Advice to other writers on writing scenes involving swords?
Jen Landels: “It’s a story. Never forget that it’s a story. As a swordfighter, I’m interested in the blow-by-blow mechanics of the fight… [but] the vast majority of your public will get lost.” But if you can describe the feeling, Jen added, the shiver that goes up your arm when your opponent’s blade slides up your own, you’re onto something.
Chris Humphreys: “You build up your characters, and then take them into peril.” Not all readers will like the violence, or care about swordfights at all. So you need to have the readers invested in the character first. Make them care before you put your characters in danger of losing life and limb. And a good swordfight “should be fun, fast, and furious, in my opinion.”
Sebastien de Castell pointed out that he writes fantasy, and he doesn’t see why everyone in a fantasy world should fight like a 16th century Italian noble. So his swordplay is deliberately not based on actual swordplay at any one historical period.
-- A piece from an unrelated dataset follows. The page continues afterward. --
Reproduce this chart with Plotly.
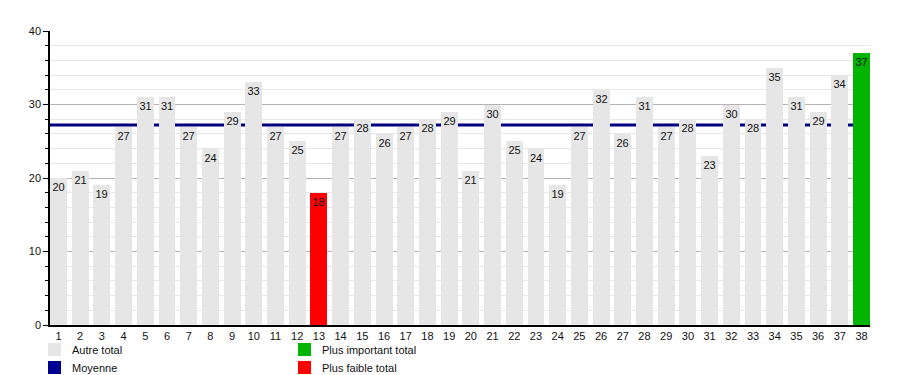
import plotly.graph_objects as go

categories = list(range(1, 39))
values = [20, 21, 19, 27, 31, 31, 27, 24, 29, 33,
          27, 25, 18, 27, 28, 26, 27, 28, 29, 21,
          30, 25, 24, 19, 27, 32, 26, 31, 27, 28,
          23, 30, 28, 35, 31, 29, 34, 37]
legend_labels = ["Autre total", "Moyenne", "Plus important total", "Plus faible total"]

mean_val = sum(values) / len(values)
vmax, vmin = max(values), min(values)
colors = []
for v in values:
    if v == vmax:
        colors.append("#00b400")
    elif v == vmin:
        colors.append("#ff0000")
    else:
        colors.append("#e6e6e6")

font = dict(family="Liberation Sans, Arial, sans-serif", size=11, color="#111111")

fig = go.Figure()
fig.add_trace(go.Bar(
    x=categories, y=values, width=0.78,
    marker=dict(color=colors, line=dict(width=0)),
    text=[str(v) for v in values], textposition="inside", insidetextanchor="end",
    constraintext="none",
    textfont=font,
    textangle=0, cliponaxis=False, showlegend=False, hoverinfo="x+y",
))

# page body has an 8px margin: figure is 892x367 placed at (8,8)
fig.update_layout(
    width=892, height=367,
    margin=dict(l=42, r=30, t=23, b=50),
    paper_bgcolor="white", plot_bgcolor="white",
    font=font, bargap=0,
    xaxis=dict(range=[0.61, 38.39], tickmode="array", tickvals=categories,
               ticktext=[str(c) for c in categories], showgrid=False,
               showline=True, linecolor="black", linewidth=1.5, ticks="",
               zeroline=False, tickfont=font, fixedrange=True),
    yaxis=dict(range=[0, 40], tickvals=[0, 10, 20, 30, 40], showgrid=True,
               gridcolor="#b4b4b4", gridwidth=1, showline=True, linecolor="black",
               linewidth=1.5, ticks="outside", ticklen=5, tickcolor="black",
               minor=dict(dtick=2, showgrid=True, gridcolor="#e8e8e8", ticks="outside",
                         ticklen=3, tickcolor="black"),
               zeroline=False, tickfont=font, fixedrange=True),
)

fig.add_shape(type="line", xref="paper", x0=0, x1=1, yref="y", y0=mean_val, y1=mean_val,
              line=dict(color="#000080", width=3), layer="below")

leg_cols = ["#e6e6e6", "#000090", "#00b400", "#ff0000"]
leg_pos = [(48, 343), (48, 361), (298, 343), (298, 361)]
for lab, col, (px, py) in zip(legend_labels, leg_cols, leg_pos):
    x0 = (px - 50) / 820
    x1 = (px + 13 - 50) / 820
    y0 = (325 - py) / 294
    y1 = (325 - py - 13) / 294
    fig.add_shape(type="rect", xref="paper", yref="paper", x0=x0, x1=x1, y0=y1, y1=y0,
                  fillcolor=col, line=dict(width=0))
    fig.add_annotation(xref="paper", yref="paper", x=(px + 22 - 50) / 820,
                       y=(325 - py - 6.5) / 294, text=lab, showarrow=False,
                       xanchor="left", yanchor="middle", font=font)

fig.write_html("out.html")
From his perspective there are three different scales, three levels, for describing an action.
- There’s the very large view (“They fought like dragons…”)
- There’s the middle view (“Chris threw a roundhouse punch at my face”)
- There’s the micro view (“The first thing I saw were the hairs on his knuckles as…”)
He recommends writing pieces of the fight on all three scales – begin with the micro view, say, then move to the medium, then to the large, and end on the micro level again. “Often what’s missing is that absolutely visceral detail.”
Kris Sayer’s technique is to “keep it simple and know your audience.” Each move should make sense to someone who has no interest in swordplay.
A scene from Sebastien de Castell’s Traitor’s Blade was read by the author and performed by Sylvie, Adrian, John, and Nick from Academie Duello’s Performance Team. Kudos to the team for combining deft swordplay with the appropriate (and very amusing) facial expressions!
Kris Sayer read the text from her graphic novel while the images were projected onto a screen and Kimberleigh, John, and Adrian performed the scene. In contrast to the almost merry action of the duel in Sebastien de Castell’s novel, in which the protagonist’s narrative voice filters the audience’s perspective on events, the violence in Tatterhood was graphic and disturbing, even sickening – as violence is in real life. (Another thing for writers to consider: the repercussions of living with the threat of violence, of enduring violence oneself, and of enacting violence upon others.)
It was a most fascinating and illuminating evening.
And, fittingly, a post from a Duello member on Sir Terry Pratchett and swordplay.
*I cannot even think that phrase without hearing it in Bumi’s voice. Avatar: The Last Airbender has marked me for life.